Erwin Gilliam said “I was Facebook before there was Facebook,” earning a giggle from the audience, but as one of the most popular local barbers, he meant it.

Jim Coleman (at the podium) introduces Erwin Gilliam, says he is one of Gilliam’s best customers.
Jim Coleman (at the podium) introduces Erwin Gilliam, says he is one of Gilliam’s best customers.

Gilliam began his career cutting hair when he was 12 and in 7th grade working on his friends in the school bathroom.

I did everything I could to get by as a youth he told the attentive crowd. Working as a short-order cook and doing several jobs at once, I saved up enough cash to open my own shop, he said.

In 1981, he came to White Plains and in 1999 at 26 years old, opened his first barbershop.

He was so successful that he eventually opened two shops, but had to consolidate back to one during the Great Recession.
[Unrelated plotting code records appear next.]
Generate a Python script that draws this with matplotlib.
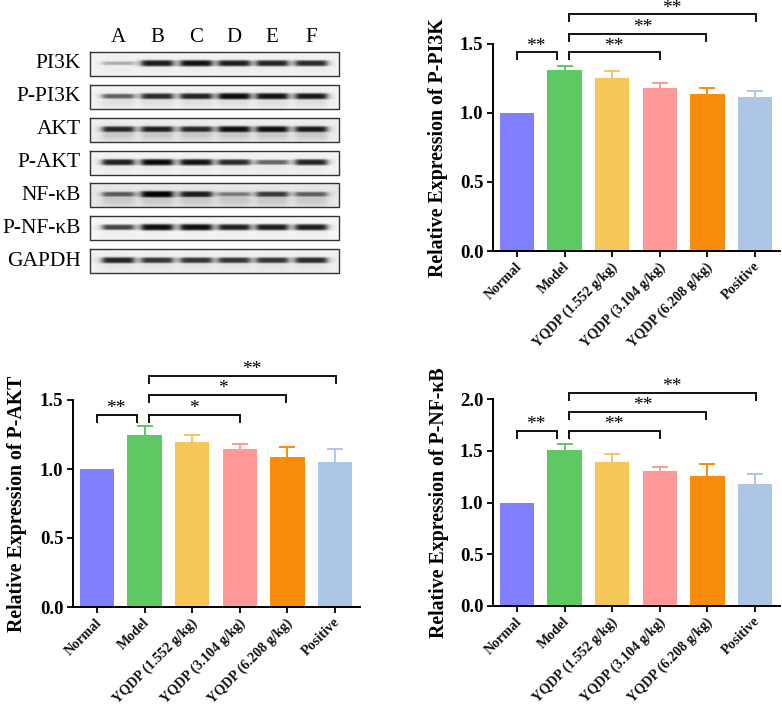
from matplotlib import pyplot as plt
from matplotlib.transforms import ScaledTranslation
import numpy as np

plt.rcParams['font.family'] = ['Liberation Serif', 'DejaVu Sans']

W, H = 782, 708

groups = ['Normal', 'Model', 'YQDP (1.552 g/kg)', 'YQDP (3.104 g/kg)', 'YQDP (6.208 g/kg)', 'Positive']
colors = ['#7F7FFF', '#5DC963', '#F5C758', '#FF9896', '#F98B0B', '#ADC6E8']

# bar heights and upper ends of the error bars
pi3k_vals = [1.0, 1.31, 1.25, 1.18, 1.136, 1.112]
pi3k_tops = [1.0, 1.339, 1.30, 1.216, 1.175, 1.16]
akt_vals = [1.0, 1.243, 1.195, 1.142, 1.088, 1.05]
akt_tops = [1.0, 1.31, 1.25, 1.18, 1.162, 1.148]
nfkb_vals = [1.0, 1.508, 1.395, 1.30, 1.254, 1.183]
nfkb_tops = [1.0, 1.57, 1.473, 1.344, 1.373, 1.273]

# brackets: x start, x end, height, stars, x of the stars
bracket_xs = [(0.0, 0.84), (1.09, 3.0), (1.09, 3.98), (1.09, 5.03)]
star_xs = [0.39, 2.04, 2.65, 3.25]
pi3k_levels = [1.435, 1.435, 1.572, 1.71]
akt_levels = [1.394, 1.394, 1.534, 1.671]
nfkb_levels = [1.688, 1.688, 1.871, 2.055]
pi3k_stars = ['**', '**', '**', '**']
akt_stars = ['**', '*', '*', '**']
nfkb_stars = ['**', '**', '**', '**']

# western blot: band strength per lane (0..1)
blot_labels = ['PI3K', 'P-PI3K', 'AKT', 'P-AKT', 'NF-κB', 'P-NF-κB', 'GAPDH']
lanes = ['A', 'B', 'C', 'D', 'E', 'F']
blot_bands = [
    [0.30, 0.92, 0.95, 0.90, 0.88, 0.85],
    [0.62, 0.85, 0.88, 0.98, 0.95, 0.92],
    [0.85, 0.88, 0.85, 0.95, 0.95, 0.90],
    [0.90, 0.98, 0.95, 0.85, 0.60, 0.88],
    [0.62, 1.00, 0.88, 0.48, 0.75, 0.60],
    [0.75, 0.98, 0.98, 0.90, 0.92, 0.92],
    [0.88, 0.80, 0.80, 0.80, 0.80, 0.85],
]
blot_backs = [0.95, 0.95, 0.93, 0.95, 0.91, 0.96, 0.94]
blot_smears = [0.02, 0.08, 0.15, 0.03, 0.13, 0.02, 0.05]


def draw_blot(fig):
    ax = fig.add_axes([0, 0, 1, 1])
    ax.patch.set_alpha(0)
    ax.axis('off')
    lane_px = [118, 157, 196, 234, 272, 311]
    left, right = 90, 339
    xs = np.arange(left, right, 0.5)
    for i, label in enumerate(blot_labels):
        top = 52 + i * 32.85
        ys = np.arange(0, 24, 0.5)
        img = np.full((len(ys), len(xs)), blot_backs[i])
        for cx, strength in zip(lane_px, blot_bands[i]):
            across = 1 / (1 + ((xs - cx) / 16) ** 8)
            down = np.exp(-((ys - 11) / (1.3 + 2.0 * strength)) ** 4)
            # smear below the band, kept under the band itself
            smear = np.exp(-((ys - 16) / 7) ** 2)
            dark = np.maximum(strength * 0.92 * down, blot_smears[i] * smear)
            img -= np.outer(dark, across)
        ax.imshow(np.clip(img, 0, 1), cmap='gray', vmin=0, vmax=1, aspect='auto',
                  extent=(left, right, top + 24, top), interpolation='bilinear')
        ax.plot([left, right, right, left, left], [top, top, top + 24, top + 24, top],
                color='#333333', lw=1.0)
        ax.text(81, top + 12, label, ha='right', va='center', fontsize=15.5)
    for name, cx in zip(lanes, lane_px):
        ax.text(cx, 38, name, ha='center', va='center', fontsize=15)
    ax.set_xlim(0, W)
    ax.set_ylim(H, 0)


def draw_bars(fig, box, label_pos, ymax, yticks, vals, tops, levels, stars, title):
    left, right, y_top, y_zero = box
    ax = fig.add_axes([left / W, 1 - y_zero / H, (right - left) / W, (y_zero - y_top) / H])
    ax.patch.set_alpha(0)
    x = np.arange(len(groups))
    ax.bar(x, vals, width=0.72, color=colors, zorder=2)
    for i in x:
        if tops[i] > vals[i]:
            ax.vlines(i, vals[i], tops[i], color=colors[i], lw=1.4, zorder=1)
            ax.plot(i, tops[i], marker='_', ms=12, mew=1.4, color=colors[i], zorder=1)
    ax.set_xlim(-0.504, 5.525)
    ax.set_ylim(0, ymax)
    ax.set_yticks(yticks)
    ax.set_yticklabels(['%.1f' % t for t in yticks], fontsize=13.5, fontweight='bold')
    ax.set_xticks(x)
    ax.set_xticklabels(groups, rotation=45, ha='right', rotation_mode='anchor',
                       fontsize=10.2, fontweight='bold', color='#111111')
    ax.tick_params(axis='both', width=1.3, length=4.5, pad=2.5)
    ax.tick_params(axis='x', pad=3)
    # the rotated labels sit a little left of their ticks
    shift = ScaledTranslation(-1.5 / 100, 1.5 / 100, fig.dpi_scale_trans)
    for tick in ax.get_xticklabels():
        tick.set_transform(tick.get_transform() + shift)
    for side in ['top', 'right']:
        ax.spines[side].set_visible(False)
    for side in ['left', 'bottom']:
        ax.spines[side].set_linewidth(1.4)
    ax.set_ylabel(title, fontsize=14.3, fontweight='bold', va='center')
    ax.yaxis.set_label_coords((label_pos[0] - left) / (right - left),
                              (y_zero - label_pos[1]) / (y_zero - y_top))

    drop = ymax * 7 / (y_zero - y_top)
    for (x0, x1), level, mark, sx in zip(bracket_xs, levels, stars, star_xs):
        ax.plot([x0, x0, x1, x1], [level - drop, level, level, level - drop], color='#111111',
                lw=1.4, clip_on=False, solid_joinstyle='miter')
        ax.annotate(mark, (sx, level), xytext=(0, -1.5), textcoords='offset points', ha='center',
                    va='bottom', fontsize=14, annotation_clip=False)
    return ax


fig = plt.figure(figsize=(W / 100, H / 100), dpi=100)
draw_blot(fig)
draw_bars(fig, (493, 780, 43.5, 251), (438, 148), 1.5, [0, 0.5, 1.0, 1.5], pi3k_vals, pi3k_tops,
          pi3k_levels, pi3k_stars, 'Relative Expression of P-PI3K')
draw_bars(fig, (73, 360, 400, 607), (17, 504), 1.5, [0, 0.5, 1.0, 1.5], akt_vals, akt_tops,
          akt_levels, akt_stars, 'Relative Expression of P-AKT')
draw_bars(fig, (493, 780, 399, 606), (439, 503), 2.0, [0, 0.5, 1.0, 1.5, 2.0], nfkb_vals, nfkb_tops,
          nfkb_levels, nfkb_stars, 'Relative Expression of P-NF-κB')
fig.savefig('out.png', dpi=100)
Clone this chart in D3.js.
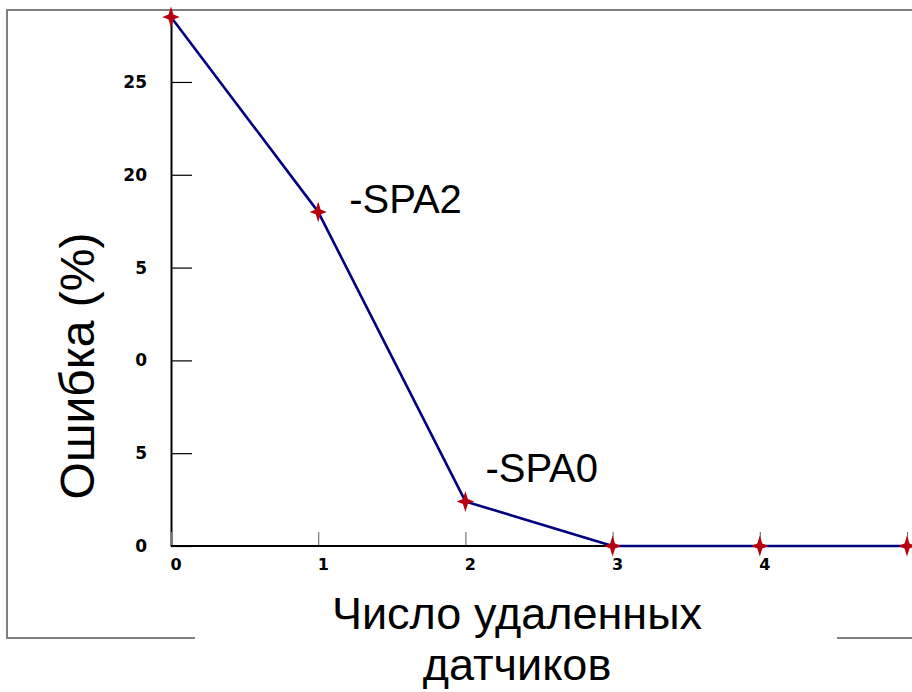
<!DOCTYPE html>
<html>
<head>
<meta charset="utf-8">
<script src="https://cdn.jsdelivr.net/npm/d3@7/dist/d3.min.js"></script>
<style>
  html, body { margin: 0; padding: 0; background: #fff; }
  svg { display: block; }
</style>
</head>
<body>
<div id="chart"></div>
<script>
// Ошибка классификации в зависимости от числа удалённых датчиков
const removedSensors = [0, 1, 2, 3, 4, 5];
const errorPercent   = [28.5, 18.0, 2.4, 0, 0, 0];
const yTickValues    = [0, 5, 10, 15, 20, 25];
const yTickLabels    = ["0", "5", "0", "5", "20", "25"];
const xTickValues    = [0, 1, 2, 3, 4, 5];
const xTickLabels    = ["0", "1", "2", "3", "4", ""];
const annotations    = [
  { index: 1, text: "-SPA2", dx: 31, dy: 1 },
  { index: 2, text: "-SPA0", dx: 20, dy: -19 }
];
const xTitleLines    = ["Число удаленных", "датчиков"];
const yTitle         = "Ошибка (%)";
const yTop = 28.5;

const width = 912, height = 692;
const svg = d3.select("#chart").append("svg")
  .attr("width", width).attr("height", height);

// outer frame
svg.append("rect")
  .attr("x", 7).attr("y", 10)
  .attr("width", 960).attr("height", 628)
  .attr("fill", "none")
  .attr("stroke", "#808080")
  .attr("stroke-width", 2);

const x = d3.scaleLinear().domain([0, 5]).range([171, 907]);
const y = d3.scaleLinear().domain([0, yTop]).range([546, 17]);

// y axis: ticks pointing into the plot
const yAxis = d3.axisRight(y)
  .tickValues(yTickValues)
  .tickSize(21)
  .tickSizeOuter(0)
  .tickFormat(() => "");
const gy = svg.append("g").attr("transform", `translate(${x(0)},0)`).call(yAxis);
gy.select(".domain").attr("stroke", "#000").attr("stroke-width", 2);
gy.selectAll(".tick line").attr("stroke", "#000").attr("stroke-width", 1.2);

svg.append("g").selectAll("text")
  .data(yTickValues)
  .join("text")
  .attr("x", 147)
  .attr("y", d => y(d) + 6)
  .attr("text-anchor", "end")
  .attr("font-family", "DejaVu Sans")
  .attr("font-weight", "bold")
  .attr("font-size", 17)
  .attr("fill", "#000")
  .text((d, i) => yTickLabels[i]);

// x axis: ticks pointing up
const xAxis = d3.axisTop(x)
  .tickValues(xTickValues)
  .tickSize(14)
  .tickSizeOuter(0)
  .tickFormat(() => "");
const gx = svg.append("g").attr("transform", `translate(0,${y(0)})`).call(xAxis);
gx.select(".domain").remove();
gx.selectAll(".tick line").attr("stroke", "#777").attr("stroke-width", 1.2);
svg.append("line")
  .attr("x1", x(0)).attr("x2", width)
  .attr("y1", y(0)).attr("y2", y(0))
  .attr("stroke", "#000").attr("stroke-width", 2);

svg.append("g").selectAll("text")
  .data(xTickValues)
  .join("text")
  .attr("x", d => x(d) + 5)
  .attr("y", y(0) + 24)
  .attr("text-anchor", "middle")
  .attr("font-family", "DejaVu Sans")
  .attr("font-weight", "bold")
  .attr("font-size", 16)
  .attr("fill", "#000")
  .text((d, i) => xTickLabels[i]);

// data line
const line = d3.line()
  .x((d, i) => x(removedSensors[i]))
  .y(d => y(d));
svg.append("path")
  .datum(errorPercent)
  .attr("d", line)
  .attr("fill", "none")
  .attr("stroke", "#000080")
  .attr("stroke-width", 2.6)
  .attr("stroke-linejoin", "round");

// four-pointed star marker
const star4 = {
  draw(ctx, size) {
    const s = Math.sqrt(size);
    const rx = s * 0.6, ry = s * 0.72, r = s * 0.17;
    ctx.moveTo(0, -ry);
    ctx.lineTo(r, -r);
    ctx.lineTo(rx, 0);
    ctx.lineTo(r, r);
    ctx.lineTo(0, ry);
    ctx.lineTo(-r, r);
    ctx.lineTo(-rx, 0);
    ctx.lineTo(-r, -r);
    ctx.closePath();
  }
};
svg.append("g").selectAll("path")
  .data(errorPercent)
  .join("path")
  .attr("transform", (d, i) => `translate(${x(removedSensors[i])},${y(d)})`)
  .attr("d", d3.symbol().type(star4).size(210))
  .attr("fill", "#b8000e");

// point annotations
svg.append("g").selectAll("text")
  .data(annotations)
  .join("text")
  .attr("x", d => x(removedSensors[d.index]) + d.dx)
  .attr("y", d => y(errorPercent[d.index]) + d.dy)
  .attr("font-family", "Liberation Sans, Arial, sans-serif")
  .attr("font-size", 40)
  .attr("fill", "#000")
  .text(d => d.text);

// y axis title
svg.append("text")
  .attr("transform", `translate(94,366) rotate(-90)`)
  .attr("text-anchor", "middle")
  .attr("font-family", "Liberation Sans, Arial, sans-serif")
  .attr("font-size", 48)
  .attr("fill", "#000")
  .text(yTitle);

// x axis title on a white plate
svg.append("rect")
  .attr("x", 195).attr("y", 588)
  .attr("width", 642).attr("height", 104)
  .attr("fill", "#fff");
svg.append("g").selectAll("text")
  .data(xTitleLines)
  .join("text")
  .attr("x", 517)
  .attr("y", (d, i) => 629 + i * 51)
  .attr("text-anchor", "middle")
  .attr("font-family", "Liberation Sans, Arial, sans-serif")
  .attr("font-size", 45)
  .attr("fill", "#000")
  .text(d => d);
</script>
</body>
</html>
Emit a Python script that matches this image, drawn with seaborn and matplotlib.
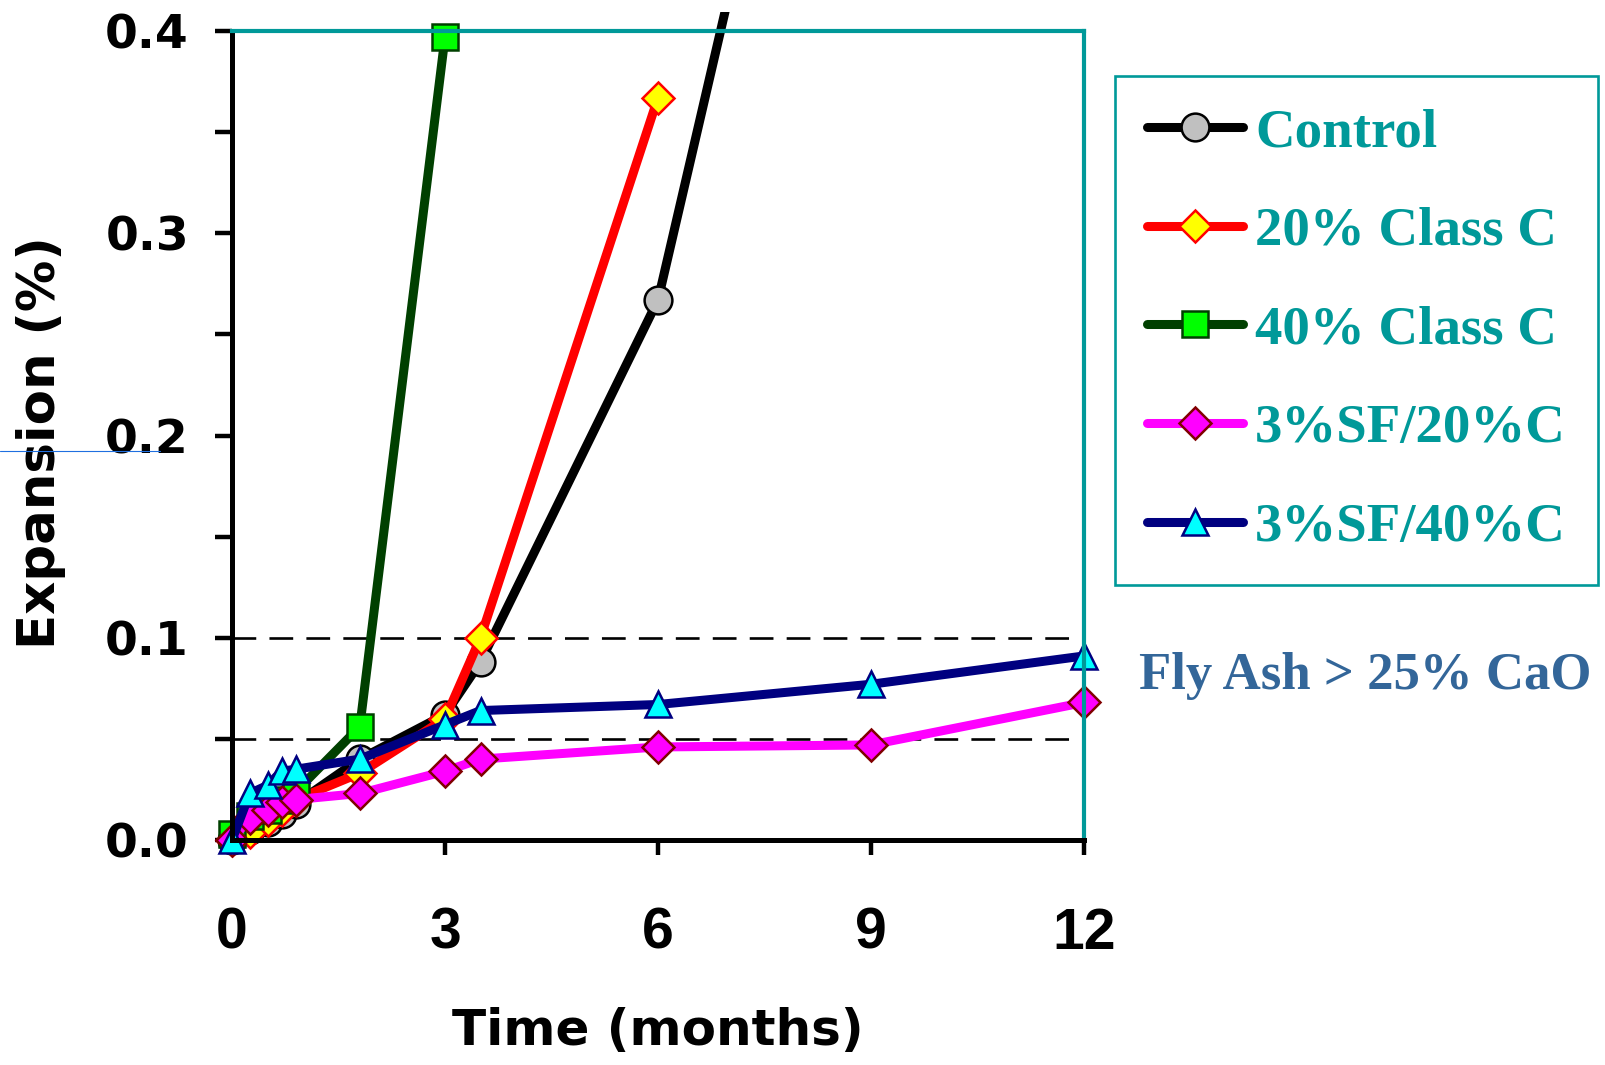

For Gilliam customer satisfaction is everything and his greatest marketing tool is word of mouth. “Treat people the way you want to be treated,” he advised, “and they will come back.” If you run a service organization or retail, a good location is essential, he added.

Having won the NAACP award for the best barber shop in White Plains, Gilliam said you have to start with a vision and then turn that vision into dollars. Proof: the barbers working for Gilliam earn $55,000 to $75,000 annually.

Attendees at the workshop, held at White Plains Public Library, represented small minority-owned businesses. They were introduced to many of the grant and support programs the county offers and instructed on the basics of starting a new business.

Jim Coleman, Executive Director of the Westchester County Industrial Development Agency and also Westchester County Minority and Women Business Enterprise Liaison,noted that entrepreneurship and small businesses are the backbone of the economy and that the county was dedicated to help move small businesses along as much as possible.

One piece of advice from the professionals: Keep your expenses down as long as you can. White Plains Mayor Tom Roach told the audience that if you are working from your kitchen table, stay there as long as you can because once you begin to pay rent, that becomes a monthly cost you must continue to pay. “But when you do decide to get office space, find it in White Plains,” he said.